** CHALLENGE **
Can you transcribe the data exactly? Leave the pictures out.

====

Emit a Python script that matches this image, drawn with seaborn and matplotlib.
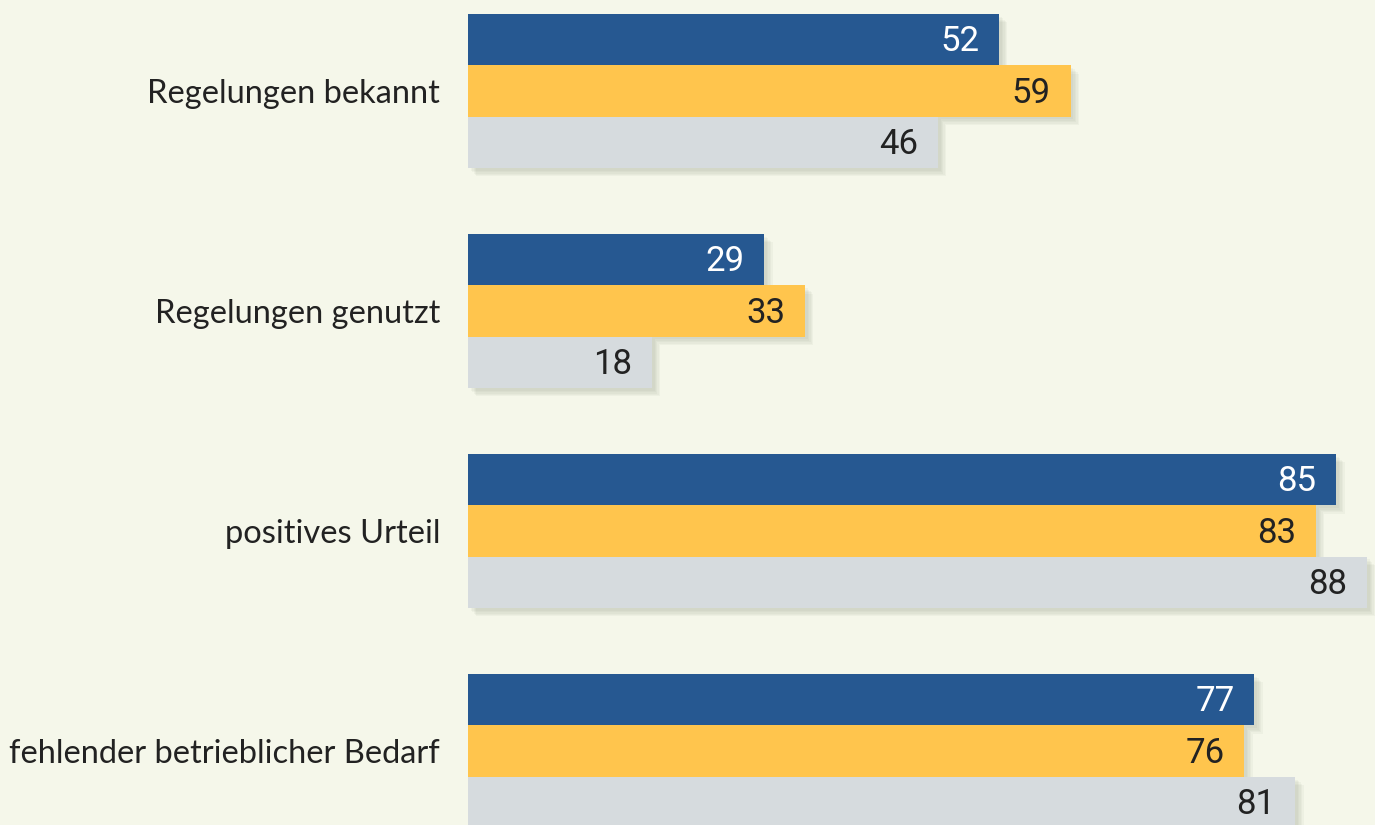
import numpy as np
import pandas as pd
import matplotlib
matplotlib.use("Agg")
import matplotlib.pyplot as plt
import matplotlib.patheffects as pe
import seaborn as sns

# dati
kategorien = ["Regelungen bekannt", "Regelungen genutzt", "positives Urteil",
              "fehlender betrieblicher Bedarf"]
serien = ["Serie 1", "Serie 2", "Serie 3"]
werte_1 = [52, 29, 85, 77]
werte_2 = [59, 33, 83, 76]
werte_3 = [46, 18, 88, 81]

farben = ["#265891", "#FFC54D", "#D6DBDE"]
text_farben = ["white", "#222222", "#222222"]
sfondo = "#F5F7EA"

df = pd.DataFrame({
    "kategorie": kategorien * 3,
    "serie": np.repeat(serien, len(kategorien)),
    "wert": werte_1 + werte_2 + werte_3,
})

sns.set_style("white")
plt.rcParams["font.family"] = ["Lato", "DejaVu Sans"]

fig = plt.figure(figsize=(13.75, 8.25), dpi=100, facecolor=sfondo)
ax = fig.add_axes([468 / 1375, 0, 1 - 468 / 1375, 1])
ax.set_facecolor(sfondo)

sns.barplot(data=df, y="kategorie", x="wert", hue="serie", order=kategorien,
            hue_order=serien, palette=farben, orient="h", width=0.7,
            saturation=1, legend=False, ax=ax)

# ombra morbida a strati
ombra = [pe.SimplePatchShadow(offset=(o, -o), shadow_rgbFace="#8e9480", alpha=0.07)
         for o in (6, 5, 4, 3, 2)]
ombra.append(pe.Normal())

for cont, col in zip(ax.containers, text_farben):
    for bar in cont:
        bar.set_path_effects(ombra)
        bar.set_edgecolor("none")
        ax.annotate(f"{bar.get_width():.0f}",
                    xy=(bar.get_width(), bar.get_y() + bar.get_height() / 2),
                    xytext=(-20, -2), textcoords="offset pixels",
                    ha="right", va="center", fontsize=25, color=col,
                    family=["Roboto", "DejaVu Sans"])

ax.set_xlim(0, 88.8)
ax.set_ylim(3.336, -0.4136)
ax.set_xlabel("")
ax.set_ylabel("")
ax.set_xticks([])
ax.tick_params(axis="y", length=0, pad=20, labelsize=23.5, labelcolor="#222222")
for s in ax.spines.values():
    s.set_visible(False)

fig.savefig("out.png", dpi=100, facecolor=sfondo)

====

** ANSWER TO THIS EXERCISE **
Emit a Python script that matches this image, drawn with seaborn and matplotlib.
import numpy as np
import pandas as pd
import matplotlib
matplotlib.use("Agg")
import matplotlib.pyplot as plt
import matplotlib.patheffects as pe
import seaborn as sns

# dati
kategorien = ["Regelungen bekannt", "Regelungen genutzt", "positives Urteil",
              "fehlender betrieblicher Bedarf"]
serien = ["Serie 1", "Serie 2", "Serie 3"]
werte_1 = [52, 29, 85, 77]
werte_2 = [59, 33, 83, 76]
werte_3 = [46, 18, 88, 81]

farben = ["#265891", "#FFC54D", "#D6DBDE"]
text_farben = ["white", "#222222", "#222222"]
sfondo = "#F5F7EA"

df = pd.DataFrame({
    "kategorie": kategorien * 3,
    "serie": np.repeat(serien, len(kategorien)),
    "wert": werte_1 + werte_2 + werte_3,
})

sns.set_style("white")
plt.rcParams["font.family"] = ["Lato", "DejaVu Sans"]

fig = plt.figure(figsize=(13.75, 8.25), dpi=100, facecolor=sfondo)
ax = fig.add_axes([468 / 1375, 0, 1 - 468 / 1375, 1])
ax.set_facecolor(sfondo)

sns.barplot(data=df, y="kategorie", x="wert", hue="serie", order=kategorien,
            hue_order=serien, palette=farben, orient="h", width=0.7,
            saturation=1, legend=False, ax=ax)

# ombra morbida a strati
ombra = [pe.SimplePatchShadow(offset=(o, -o), shadow_rgbFace="#8e9480", alpha=0.07)
         for o in (6, 5, 4, 3, 2)]
ombra.append(pe.Normal())

for cont, col in zip(ax.containers, text_farben):
    for bar in cont:
        bar.set_path_effects(ombra)
        bar.set_edgecolor("none")
        ax.annotate(f"{bar.get_width():.0f}",
                    xy=(bar.get_width(), bar.get_y() + bar.get_height() / 2),
                    xytext=(-20, -2), textcoords="offset pixels",
                    ha="right", va="center", fontsize=25, color=col,
                    family=["Roboto", "DejaVu Sans"])

ax.set_xlim(0, 88.8)
ax.set_ylim(3.336, -0.4136)
ax.set_xlabel("")
ax.set_ylabel("")
ax.set_xticks([])
ax.tick_params(axis="y", length=0, pad=20, labelsize=23.5, labelcolor="#222222")
for s in ax.spines.values():
    s.set_visible(False)

fig.savefig("out.png", dpi=100, facecolor=sfondo)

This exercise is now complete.